|26 August 2000||Drinking: The strongest margaritas on the planet, at Spanish Village earlier|
Today has been quite a social day! I spent much of the morning just catching up on webstuff and miscellany, then headed off to west Houston (my old part of town) for a haircut. People ask me -- why drive 20 minutes for a haircut? After all, she doesn't work in a fancy shop (in fact, it's an old-fashioned barber shop). She doesn't do trendy hairstyles. She's not in great demand. Now, if those last don't actually recommend her rather than the opposite, the main reason I go to her is because I like her, and I like her haircuts. Over the years I've been going to her, I've gotten to know her. I hear about her family, her moving, her outlook on the world (surprisingly libertarian! She's quite self-reliant), her aspirations. Today I got to hear about her plans to see the Gipsy Kings later in the evening, and she gave me a hard time that I wasn't going to see them this year (she remembered that I had gone to see them a year ago, and that she could not make it then). And I didn't have to tell her a thing about how I wanted my hair done. She just cut it, efficiently, without letting it interrupt our conversation. I like that combination of familiarity, friendliness, and efficiency. It's almost like the lady I used to go to growing up in small-town Oklahoma. It's refreshing in a metro area of 4 million.
* * * *
Later I met up with Pete Adams at an icehouse in the Heights. Pete is an old grad school buddy of mine. He, along with Cookson and a handful of others, made up the short list of people I found at all compelling in the program. When we get together, we always have wide-ranging conversations about politics, political philosophy, society in general -- the sorts of conversations that are discouraged in academia because they concern applying academic knowledge to the world around us. He let me ramble on about a fairly significant thesis I'm developing regarding international politics, for which I expect to need to collect data for quite a few years. We also came up with a plan of sorts to sit in on a graduate seminar this semester together. Lence is offering a graduate seminar on the Federalist. I saw this ages ago when schedules came out, but knowing the dreadful state of the program and its students these days, I just wasn't interested in sitting in a seminar likely to be hijacked by idiots, especially when could accomplish much more by simply revisiting the Federalist on my own. Now, my good friend Mr. Adams has agreed that we should go sit in on the thing -- which ensures that I can have intelligent conversation about a very important topic with at least one other person. This pleases me, as Lence is really a tremendous teacher. But as good as he is, he needs good students.

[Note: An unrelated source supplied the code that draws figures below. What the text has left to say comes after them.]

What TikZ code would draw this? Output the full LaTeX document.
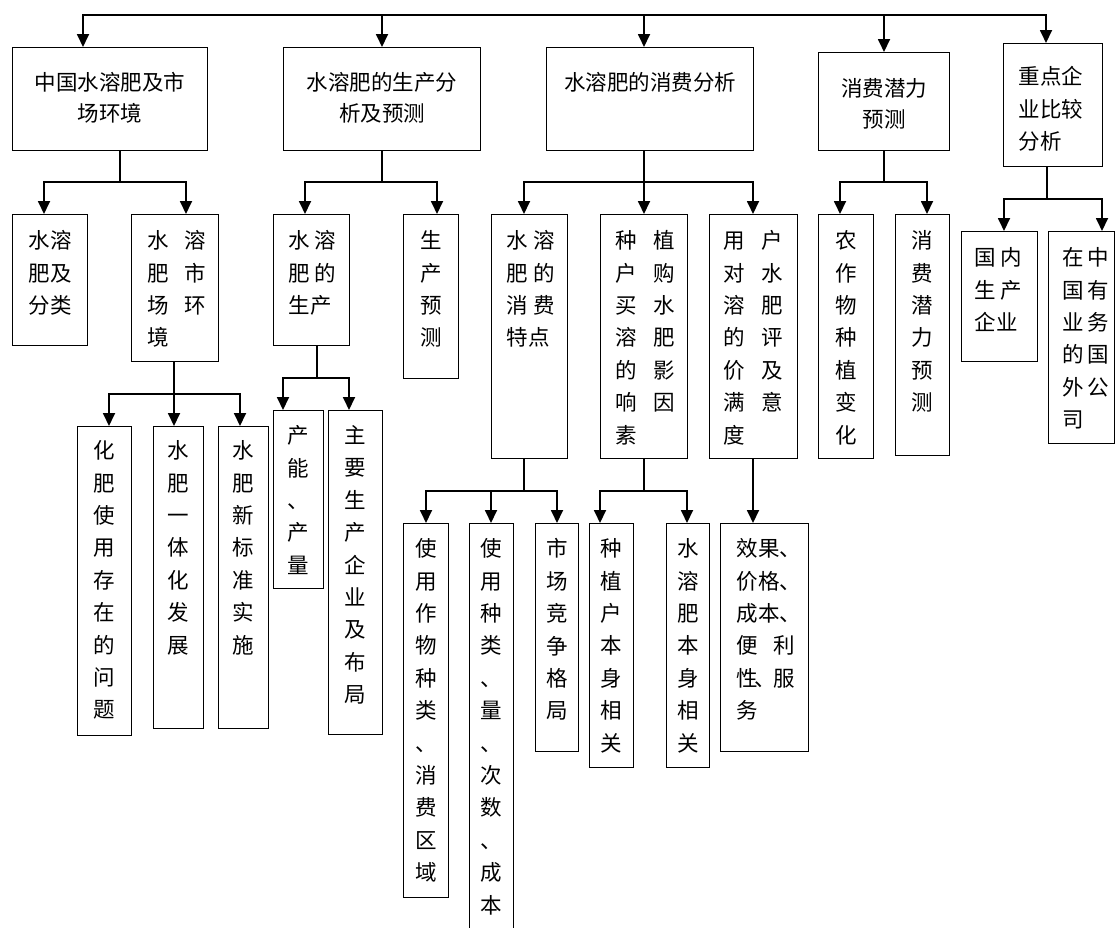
\documentclass[tikz,border=0pt]{standalone}
\usepackage{fontspec}
\newfontfamily\zhfont{Noto Sans CJK SC}
\usetikzlibrary{arrows.meta}

\tikzstyle{cell}=[draw,line width=1.2pt,inner sep=0pt,anchor=north west,font=\zhfont\fontsize{21.5pt}{32.4pt}\selectfont]
\tikzstyle{edge} = [draw,line width=1.8pt,line cap=rect,-]
\tikzstyle{tree edge} = [draw,line width=1.8pt,-{Triangle[length=13pt,width=12pt]}]

% width, height, top gap, left indent, lines
\newcommand{\boxtxt}[5]{\parbox[t][#2pt][t]{#1pt}{\raggedright\leftskip=#4pt\relax\vspace*{#3pt}#5}}

\begin{document}
\begin{tikzpicture}[x=1pt,y=-1pt]
		\useasboundingbox (0,0) rectangle (1115,927);
		% first row
		\node[cell] (b1) at (12,47) {\boxtxt{195}{103}{25}{0}{\centering\baselineskip=31pt 中国水溶肥及市\\场环境}};
		\node[cell] (b2) at (283,47) {\boxtxt{197}{103}{25}{0}{\centering\baselineskip=31pt 水溶肥的生产分\\析及预测}};
		\node[cell] (b3) at (546,47) {\boxtxt{207}{103}{25}{0}{\centering 水溶肥的消费分析}};
		\node[cell] (b4) at (818,52) {\boxtxt{131}{98}{26}{0}{\centering\baselineskip=31pt 消费潜力\\预测}};
		\node[cell] (b5) at (1003,43) {\boxtxt{99}{123}{23}{15}{\baselineskip=32.5pt 重点企\\业比较\\分析}};
		% second row
		\node[cell] (b1a) at (12,214) {\boxtxt{75}{131}{16}{0}{\centering 水溶\\肥及\\分类}};
		\node[cell] (b1b) at (131,214) {\boxtxt{87}{147}{16}{16}{水\hspace{15pt}溶\\肥\hspace{15pt}市\\场\hspace{15pt}环\\境}};
		\node[cell] (b2a) at (273,214) {\boxtxt{76}{131}{16}{15}{水\hspace{4pt}溶\\肥\hspace{4pt}的\\生产}};
		\node[cell] (b2b) at (403,214) {\boxtxt{55}{164}{16}{0}{\centering 生\\产\\预\\测}};
		\node[cell] (b3a) at (491,214) {\boxtxt{76}{244}{16}{15}{水\hspace{5pt}溶\\肥\hspace{5pt}的\\消\hspace{5pt}费\\特点}};
		\node[cell] (b3b) at (600,214) {\boxtxt{87}{244}{16}{15}{种\hspace{16pt}植\\户\hspace{16pt}购\\买\hspace{16pt}水\\溶\hspace{16pt}肥\\的\hspace{16pt}影\\响\hspace{16pt}因\\素}};
		\node[cell] (b3c) at (709,214) {\boxtxt{88}{244}{16}{14}{用\hspace{16pt}户\\对\hspace{16pt}水\\溶\hspace{16pt}肥\\的\hspace{16pt}评\\价\hspace{16pt}及\\满\hspace{16pt}意\\度}};
		\node[cell] (b4a) at (818,214) {\boxtxt{55}{244}{16}{0}{\centering 农\\作\\物\\种\\植\\变\\化}};
		\node[cell] (b4b) at (895,214) {\boxtxt{54}{241}{16}{0}{\centering 消\\费\\潜\\力\\预\\测}};
		\node[cell] (b5a) at (961,231) {\boxtxt{76}{130}{16}{13}{国\hspace{4pt}内\\生\hspace{4pt}产\\企业}};
		\node[cell] (b5b) at (1048,231) {\boxtxt{66}{212}{16}{14}{在\hspace{3.5pt}中\\国\hspace{3.5pt}有\\业\hspace{3.5pt}务\\的\hspace{3.5pt}国\\外\hspace{3.5pt}公\\司}};
		% third row
		\node[cell] (c1) at (77,426) {\boxtxt{54}{309}{14}{0}{\centering 化\\肥\\使\\用\\存\\在\\的\\问\\题}};
		\node[cell] (c2) at (153,426) {\boxtxt{50}{302}{14}{0}{\centering 水\\肥\\一\\体\\化\\发\\展}};
		\node[cell] (c3) at (218,426) {\boxtxt{50}{302}{14}{0}{\centering 水\\肥\\新\\标\\准\\实\\施}};
		\node[cell] (c4) at (273,410) {\boxtxt{50}{178}{15}{0}{\centering 产\\能\\、\\产\\量}};
		\node[cell] (c5) at (328,410) {\boxtxt{54}{324}{15}{0}{\centering 主\\要\\生\\产\\企\\业\\及\\布\\局}};
		% fourth row
		\node[cell] (d1) at (403,523) {\boxtxt{45}{374}{15}{0}{\centering 使\\用\\作\\物\\种\\类\\、\\消\\费\\区\\域}};
		\node[cell] (d2) at (469,523) {\boxtxt{44}{420}{15}{0}{\centering 使\\用\\种\\类\\、\\量\\、\\次\\数\\、\\成\\本}};
		\node[cell] (d3) at (535,523) {\boxtxt{43}{228}{15}{0}{\centering 市\\场\\竞\\争\\格\\局}};
		\node[cell] (d4) at (589,523) {\boxtxt{44}{244}{15}{0}{\centering 种\\植\\户\\本\\身\\相\\关}};
		\node[cell] (d5) at (666,523) {\boxtxt{43}{244}{15}{0}{\centering 水\\溶\\肥\\本\\身\\相\\关}};
		\node[cell] (d6) at (720,523) {\boxtxt{88}{228}{15}{16}{效果、\\价格、\\成本、\\便\hspace{15pt}利\\性\kern-4pt、\kern-2pt服\\务}};
		% bus points
		\coordinate (t1) at (83,15);
		\coordinate (t2) at (382,15);
		\coordinate (t3) at (644,15);
		\coordinate (t4) at (884,15);
		\coordinate (t5) at (1046,15);
		\coordinate (s1) at (120,182); \coordinate (p1a) at (44,182); \coordinate (p1b) at (186,182);
		\coordinate (s2) at (382,182); \coordinate (p2a) at (305,182); \coordinate (p2b) at (437,182);
		\coordinate (s3) at (644,182); \coordinate (p3a) at (524,182); \coordinate (p3c) at (753,182);
		\coordinate (s4) at (884,182); \coordinate (p4a) at (840,182); \coordinate (p4b) at (927,182);
		\coordinate (s5) at (1047,199); \coordinate (p5a) at (1004,199); \coordinate (p5b) at (1102,199);
		\coordinate (s6) at (174,394); \coordinate (p6a) at (109,394); \coordinate (p6c) at (240,394);
		\coordinate (s7) at (317,378); \coordinate (p7a) at (283,378); \coordinate (p7b) at (349,378);
		\coordinate (s8) at (524,491); \coordinate (p8a) at (426,491); \coordinate (p8b) at (491,491); \coordinate (p8c) at (557,491);
		\coordinate (s9) at (644,491); \coordinate (p9a) at (600,491); \coordinate (p9b) at (687,491);
		\coordinate (s10) at (753,458);
		% top line and stems
		\path[edge] (t1) -- (t5);
		\foreach \stem/\parent in {s1/b1,s2/b2,s3/b3,s4/b4,s5/b5,s6/b1b,s7/b2a,s8/b3a,s9/b3b}
		 \path[edge] (\stem |- \parent.south) -- (\stem);
		\foreach \busa/\busb in {p1a/p1b,p2a/p2b,p3a/p3c,p4a/p4b,p5a/p5b,p6a/p6c,p7a/p7b,p8a/p8c,p9a/p9b}
		 \path[edge] (\busa) -- (\busb);
		% arrows down to the boxes
		\foreach \source/\dest in {t1/b1,t2/b2,t3/b3,t4/b4,t5/b5,p1a/b1a,p1b/b1b,p2a/b2a,p2b/b2b,p3a/b3a,s3/b3b,p3c/b3c,p4a/b4a,p4b/b4b,p5a/b5a,p5b/b5b,p6a/c1,s6/c2,p6c/c3,p7a/c4,p7b/c5,p8a/d1,p8b/d2,p8c/d3,p9a/d4,p9b/d5}
		 \path[tree edge] (\source) -- (\source |- \dest.north);
		\path[tree edge] (s10 |- b3c.south) -- (s10 |- d6.north);
\end{tikzpicture}
\end{document}
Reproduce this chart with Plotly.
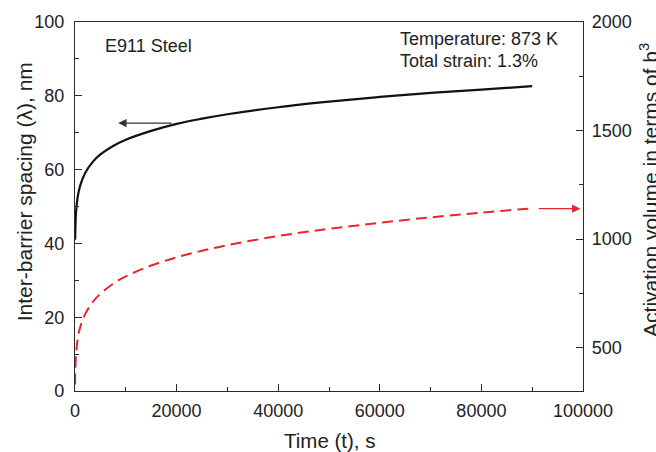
import plotly.graph_objects as go

# Data
time_s = [20, 50, 200, 500, 1000, 2000, 3500, 5000, 7500, 10000, 15000, 20000,
          25000, 30000, 40000, 50000, 60000, 70000, 80000, 90000]
spacing_nm = [41.0, 42.7, 48.3, 52.3, 55.6, 59.1, 62.1, 64.1, 66.4, 68.1, 70.5, 72.4,
              73.8, 75.0, 76.9, 78.4, 79.7, 80.8, 81.7, 82.6]
act_volume = [330, 382, 467, 535, 592, 654, 710, 748, 794, 828, 878, 916,
              946, 972, 1014, 1047, 1075, 1100, 1122, 1141]

x_ticks = [0, 20000, 40000, 60000, 80000, 100000]
y_ticks = [0, 20, 40, 60, 80, 100]
y2_ticks = [500, 1000, 1500, 2000]

FONT = "Arial, Liberation Sans, sans-serif"
AX = "#2a2a2a"
RED = "#e8262b"

fig = go.Figure()
fig.add_trace(go.Scatter(x=time_s, y=spacing_nm, mode="lines", line=dict(color="#111111", width=2.2, shape="spline"),
                         showlegend=False))
fig.add_trace(go.Scatter(x=time_s, y=act_volume, mode="lines", yaxis="y2",
                         line=dict(color=RED, width=2, dash="11px,6px", shape="spline"), showlegend=False))

axis_common = dict(showline=True, linecolor=AX, linewidth=1.4, ticks="inside", ticklen=7, tickwidth=1.4,
                   tickcolor=AX, showgrid=False, zeroline=False, tickformat="d",
                   tickfont=dict(family=FONT, size=18, color="#222"))

fig.update_layout(
    width=656, height=452,
    margin=dict(l=75, r=73, t=18, b=61),
    paper_bgcolor="white", plot_bgcolor="white",
    font=dict(family=FONT, color="#222"),
    xaxis=dict(range=[0, 100000], tickvals=x_ticks, mirror=True, ticklabelstandoff=3,
               minor=dict(dtick=10000, ticks="inside", ticklen=4, tickcolor=AX, tickwidth=1.2),
               **axis_common),
    yaxis=dict(range=[0, 100], tickvals=y_ticks, ticklabelstandoff=6,
               minor=dict(dtick=10, ticks="inside", ticklen=4, tickcolor=AX, tickwidth=1.2),
               **axis_common),
    yaxis2=dict(range=[300, 2000], tickvals=y2_ticks, overlaying="y", side="right", ticklabelstandoff=4,
                minor=dict(dtick=250, ticks="inside", ticklen=4, tickcolor=AX, tickwidth=1.2),
                **axis_common),
)

ann = []
# axis titles
ann.append(dict(text="Inter-barrier spacing (λ), nm", xref="paper", yref="paper", x=-0.0994, y=0.54,
                textangle=-90, showarrow=False, font=dict(family=FONT, size=21, color="#222"),
                xanchor="center", yanchor="middle"))
ann.append(dict(text="Activation volume in terms of b<sup>3</sup>", xref="paper", yref="paper", x=1.13, y=0.545,
                textangle=-90, showarrow=False, font=dict(family=FONT, size=21, color="#222"),
                xanchor="center", yanchor="middle"))
ann.append(dict(text="Time (t), s", xref="paper", yref="paper", x=0.5, y=-0.097,
                showarrow=False, font=dict(family=FONT, size=20.5, color="#222"),
                xanchor="center", yanchor="top"))
# in-plot labels
ann.append(dict(text="E911 Steel", xref="x", yref="y", x=5500, y=93.6, showarrow=False,
                xanchor="left", yanchor="middle", font=dict(family=FONT, size=18, color="#222")))
ann.append(dict(text="Temperature: 873 K", xref="x", yref="y", x=63600, y=95.4, showarrow=False,
                xanchor="left", yanchor="middle", font=dict(family=FONT, size=18, color="#222")))
ann.append(dict(text="Total strain: 1.3%", xref="x", yref="y", x=63600, y=89.3, showarrow=False,
                xanchor="left", yanchor="middle", font=dict(family=FONT, size=18, color="#222")))
# arrows
ann.append(dict(text="", x=8500, y=72.6, ax=19300, ay=72.6, xref="x", yref="y", axref="x", ayref="y",
                showarrow=True, arrowhead=2, arrowsize=1.2, arrowwidth=1.4, arrowcolor="#333", standoff=0))
ann.append(dict(text="", x=99500, y=1140, ax=91000, ay=1140, xref="x", yref="y2", axref="x", ayref="y2",
                showarrow=True, arrowhead=2, arrowsize=1.2, arrowwidth=1.4, arrowcolor=RED, standoff=0))
fig.update_layout(annotations=ann)

fig.write_html("out.html")
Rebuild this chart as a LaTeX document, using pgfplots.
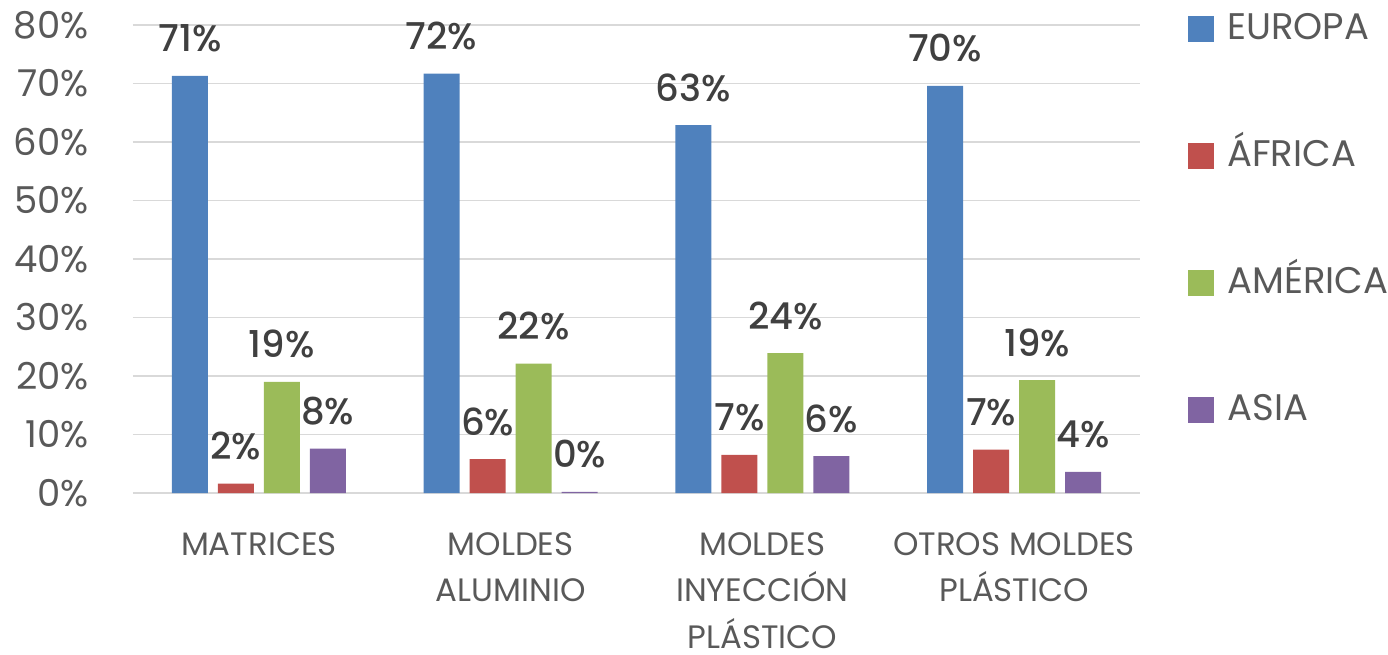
\documentclass[border=0pt]{standalone}
\usepackage{pgfplots}
\pgfplotsset{compat=1.18}
\usepackage{fontspec}
\setmainfont{Poppins}
\newfontfamily\poppinsmed{Poppins Medium}

\definecolor{europa}{HTML}{4F81BD}
\definecolor{africa}{HTML}{C0504D}
\definecolor{america}{HTML}{9BBB59}
\definecolor{asia}{HTML}{8064A2}
\definecolor{gridc}{HTML}{D9D9D9}
\definecolor{ticktext}{HTML}{595959}
\definecolor{labtext}{HTML}{404040}

\begin{document}
\begin{tikzpicture}
\useasboundingbox (-66.5pt,-80.5pt) rectangle (627.5pt,246.5pt);
\begin{axis}[
    at={(0,0)}, anchor=south west,
    scale only axis,
    width=503.5pt, height=234pt,
    ybar=5pt, bar width=18pt,
    ymin=0, ymax=80,
    xmin=-0.5, xmax=3.5,
    ytick={0,10,...,80},
    xtick={0,1,2,3},
    xticklabels={MATRICES, {MOLDES\\ALUMINIO}, {MOLDES\\INYECCIÓN\\PLÁSTICO}, {OTROS MOLDES\\PLÁSTICO}},
    yticklabel={\pgfmathprintnumber{\tick}\%},
    /pgf/number format/assume math mode=true,
    ymajorgrids,
    major grid style={draw=gridc, line width=0.75pt},
    axis line style={draw=none},
    major tick length=0pt,
    yticklabel style={font=\fontsize{18.5}{22}\selectfont, text=ticktext, inner sep=0pt, xshift=-22pt},
    xticklabel style={font=\fontsize{16.2}{23.3}\selectfont, text=ticktext, align=center, inner sep=0pt, anchor=north, yshift=-19.5pt},
    nodes near coords={\pgfmathprintnumber[fixed,precision=0]{\pgfplotspointmeta}\%},
    every node near coord/.append style={font=\poppinsmed\fontsize{18.5}{22}\selectfont, text=labtext, anchor=base, inner sep=0pt, yshift=12pt},
    legend style={at={(1,1)}, anchor=north west, xshift=24pt, yshift=7pt,
        draw=none, fill=none, inner sep=0pt, row sep=45.5pt,
        font=\fontsize{18.5}{22}\selectfont, text=ticktext,
        nodes={inner sep=0pt, text height=14pt, text depth=4pt},
        /tikz/every odd column/.append style={column sep=6.5pt}},
    legend cell align=left,
    legend image code/.code={\fill[#1] (0pt,-6.5pt) rectangle (13pt,6.5pt);},
]
\addplot[fill=europa, draw=none] coordinates {(0,71.3) (1,71.7) (2,62.9) (3,69.6)};
\addplot[fill=africa, draw=none] coordinates {(0,1.6) (1,5.8) (2,6.5) (3,7.4)};
\addplot[fill=america, draw=none] coordinates {(0,19.0) (1,22.1) (2,23.9) (3,19.3)};
\addplot[fill=asia, draw=none] coordinates {(0,7.6) (1,0.2) (2,6.3) (3,3.6)};
\legend{EUROPA, ÁFRICA, AMÉRICA, ASIA}
\end{axis}
\end{tikzpicture}
\end{document}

Incidentally, before going to this icehouse (Jimmie's Place), I had stopped at CompUSA and found an html manual in the bargain bin. I dragged it to Jimmie's since I was a little early, and one of the regulars -- a fellow who looked a lot like Jerry Garcia -- asked me if the manual covered HTML 4.0, telling me as he wandered off "HTML 4 is the way to go." Lesson: Never, ever let appearances be your only impression of someone.
* * * *
I spent the rest of the evening sipping margaritas and having the best Mexican food in town with Callie and Hallmark at Spanish Village. In some ways, I'm nearly a clone of Terry Hallmark, who actually hired me at Petroconsultants/IHS Energy to help him with the political risk analysis he's done for nearly 20 years. We studied with some of the same professors, taking slightly different routes. We both love the study of political philosophy and international politics. We both like a genre of music that some call Americana and that I just call Texas music. We both made the mistake of taking a full-time job before finishing our dissertations, thereby delaying the final award of the Ph.D. (but honest to gawd, I intend to finish the writing this semester). He was in fine spirits, and we had quite good, wide-ranging conversation as well. And Spanish Village is another of those familiar, good things -- Pete, our favorite waiter, knows us, knows what we like, and just takes care of us, seamlessly and efficiently. We're treated almost like family. Also refreshing.